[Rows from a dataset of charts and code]
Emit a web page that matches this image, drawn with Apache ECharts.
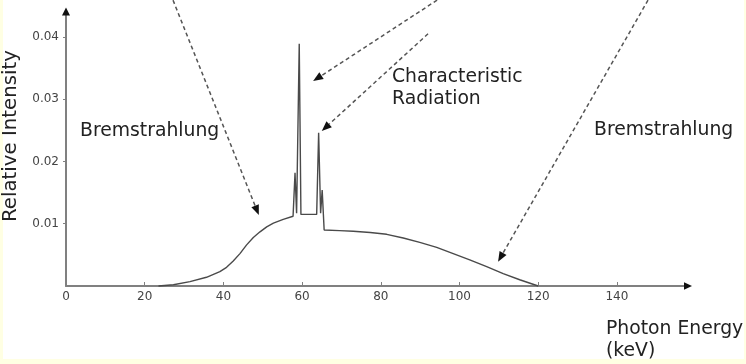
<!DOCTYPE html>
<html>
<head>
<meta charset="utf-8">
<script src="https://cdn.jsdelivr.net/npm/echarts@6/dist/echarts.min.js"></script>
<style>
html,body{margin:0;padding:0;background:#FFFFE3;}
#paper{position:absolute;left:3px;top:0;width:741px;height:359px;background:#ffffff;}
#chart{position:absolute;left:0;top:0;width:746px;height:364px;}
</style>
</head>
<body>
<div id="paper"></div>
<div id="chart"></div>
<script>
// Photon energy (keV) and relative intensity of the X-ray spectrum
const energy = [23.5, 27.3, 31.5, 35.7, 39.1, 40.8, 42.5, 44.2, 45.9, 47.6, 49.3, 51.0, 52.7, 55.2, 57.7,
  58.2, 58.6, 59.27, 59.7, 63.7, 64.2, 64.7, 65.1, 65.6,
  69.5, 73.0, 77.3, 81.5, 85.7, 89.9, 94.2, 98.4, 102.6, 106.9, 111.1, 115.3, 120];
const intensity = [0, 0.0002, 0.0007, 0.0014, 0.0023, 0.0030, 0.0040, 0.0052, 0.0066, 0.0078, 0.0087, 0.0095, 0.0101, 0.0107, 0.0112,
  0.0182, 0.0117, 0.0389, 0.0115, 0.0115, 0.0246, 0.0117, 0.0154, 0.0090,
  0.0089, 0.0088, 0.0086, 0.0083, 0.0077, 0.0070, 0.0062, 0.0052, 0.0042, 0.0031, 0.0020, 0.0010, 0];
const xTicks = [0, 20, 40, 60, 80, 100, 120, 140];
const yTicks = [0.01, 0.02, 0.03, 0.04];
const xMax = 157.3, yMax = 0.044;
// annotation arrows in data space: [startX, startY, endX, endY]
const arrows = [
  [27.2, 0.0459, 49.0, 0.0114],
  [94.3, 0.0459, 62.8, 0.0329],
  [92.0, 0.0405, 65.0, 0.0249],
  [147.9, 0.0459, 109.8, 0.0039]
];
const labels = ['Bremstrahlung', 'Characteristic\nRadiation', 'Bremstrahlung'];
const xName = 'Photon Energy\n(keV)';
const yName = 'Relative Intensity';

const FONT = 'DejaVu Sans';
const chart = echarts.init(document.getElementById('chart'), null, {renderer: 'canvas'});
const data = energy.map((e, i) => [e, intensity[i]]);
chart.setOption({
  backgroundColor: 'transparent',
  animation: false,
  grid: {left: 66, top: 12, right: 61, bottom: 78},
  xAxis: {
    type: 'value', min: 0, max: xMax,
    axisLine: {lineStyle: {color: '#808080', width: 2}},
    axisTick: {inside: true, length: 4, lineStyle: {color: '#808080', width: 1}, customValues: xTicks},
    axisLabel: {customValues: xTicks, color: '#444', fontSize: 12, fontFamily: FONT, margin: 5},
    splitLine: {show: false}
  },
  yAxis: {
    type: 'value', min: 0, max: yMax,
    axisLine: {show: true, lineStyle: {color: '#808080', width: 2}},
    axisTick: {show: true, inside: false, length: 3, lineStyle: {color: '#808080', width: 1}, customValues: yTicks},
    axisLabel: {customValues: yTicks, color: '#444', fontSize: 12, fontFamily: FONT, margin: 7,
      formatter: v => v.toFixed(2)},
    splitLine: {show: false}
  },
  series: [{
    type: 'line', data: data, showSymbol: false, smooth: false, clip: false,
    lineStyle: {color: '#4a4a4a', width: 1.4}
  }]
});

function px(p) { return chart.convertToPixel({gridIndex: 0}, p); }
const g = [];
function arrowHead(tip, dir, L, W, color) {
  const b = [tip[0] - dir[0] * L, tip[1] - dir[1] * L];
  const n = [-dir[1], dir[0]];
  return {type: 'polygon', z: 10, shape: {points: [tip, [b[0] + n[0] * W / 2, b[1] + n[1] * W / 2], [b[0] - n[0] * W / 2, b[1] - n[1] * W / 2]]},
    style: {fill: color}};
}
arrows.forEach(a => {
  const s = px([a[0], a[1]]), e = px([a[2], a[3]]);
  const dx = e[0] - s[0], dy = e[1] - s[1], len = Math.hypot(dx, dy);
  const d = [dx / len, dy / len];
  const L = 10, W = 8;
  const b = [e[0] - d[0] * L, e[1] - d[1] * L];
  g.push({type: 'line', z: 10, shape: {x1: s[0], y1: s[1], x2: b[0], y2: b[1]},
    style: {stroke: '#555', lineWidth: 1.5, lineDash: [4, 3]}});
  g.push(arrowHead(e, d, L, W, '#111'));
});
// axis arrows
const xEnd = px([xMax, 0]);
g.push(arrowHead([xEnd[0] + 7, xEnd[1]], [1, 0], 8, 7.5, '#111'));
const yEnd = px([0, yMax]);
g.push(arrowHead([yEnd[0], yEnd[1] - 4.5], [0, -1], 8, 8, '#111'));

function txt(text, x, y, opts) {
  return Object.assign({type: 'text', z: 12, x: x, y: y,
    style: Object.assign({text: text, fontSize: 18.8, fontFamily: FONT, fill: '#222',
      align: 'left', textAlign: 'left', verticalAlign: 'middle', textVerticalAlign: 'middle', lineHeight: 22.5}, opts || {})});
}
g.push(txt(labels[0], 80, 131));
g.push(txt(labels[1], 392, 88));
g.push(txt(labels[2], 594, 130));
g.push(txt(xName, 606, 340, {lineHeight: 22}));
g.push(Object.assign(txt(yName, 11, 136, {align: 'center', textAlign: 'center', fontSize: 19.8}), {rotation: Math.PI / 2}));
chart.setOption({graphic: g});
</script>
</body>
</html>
---
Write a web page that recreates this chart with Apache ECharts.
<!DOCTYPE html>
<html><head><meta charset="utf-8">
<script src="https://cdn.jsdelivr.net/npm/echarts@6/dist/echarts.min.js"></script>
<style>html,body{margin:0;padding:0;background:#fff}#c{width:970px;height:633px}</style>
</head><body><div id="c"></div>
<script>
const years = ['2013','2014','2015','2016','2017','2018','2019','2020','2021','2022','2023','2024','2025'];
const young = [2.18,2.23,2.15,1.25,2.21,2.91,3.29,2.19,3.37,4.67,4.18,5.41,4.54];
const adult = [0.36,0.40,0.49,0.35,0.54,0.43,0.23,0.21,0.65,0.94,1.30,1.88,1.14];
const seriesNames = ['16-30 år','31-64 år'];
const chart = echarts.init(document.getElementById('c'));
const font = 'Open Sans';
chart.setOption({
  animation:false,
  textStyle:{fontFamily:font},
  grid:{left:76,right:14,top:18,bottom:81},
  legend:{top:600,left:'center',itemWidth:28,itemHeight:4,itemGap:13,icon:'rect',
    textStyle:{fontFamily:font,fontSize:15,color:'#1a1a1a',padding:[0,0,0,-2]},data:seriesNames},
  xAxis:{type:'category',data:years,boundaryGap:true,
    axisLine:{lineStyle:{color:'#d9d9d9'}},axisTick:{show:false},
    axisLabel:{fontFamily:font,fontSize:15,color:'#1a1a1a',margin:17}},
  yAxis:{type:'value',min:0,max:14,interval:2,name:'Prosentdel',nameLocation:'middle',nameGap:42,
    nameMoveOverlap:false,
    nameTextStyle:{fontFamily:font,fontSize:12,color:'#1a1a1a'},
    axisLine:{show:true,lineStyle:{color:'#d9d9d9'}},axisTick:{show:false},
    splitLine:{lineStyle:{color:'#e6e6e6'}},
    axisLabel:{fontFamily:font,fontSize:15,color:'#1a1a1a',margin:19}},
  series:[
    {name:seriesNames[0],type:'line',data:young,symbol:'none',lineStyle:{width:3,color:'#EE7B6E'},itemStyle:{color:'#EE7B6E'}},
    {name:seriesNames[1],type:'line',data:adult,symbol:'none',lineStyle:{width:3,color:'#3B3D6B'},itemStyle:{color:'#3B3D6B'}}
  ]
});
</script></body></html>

WHAT NEEDS TO BE DONE = Check each line of the records for the word "this" and extract those that contain it.

CORRECT ANSWER =
Emit a web page that matches this image, drawn with Apache ECharts.
Write a web page that recreates this chart with Apache ECharts.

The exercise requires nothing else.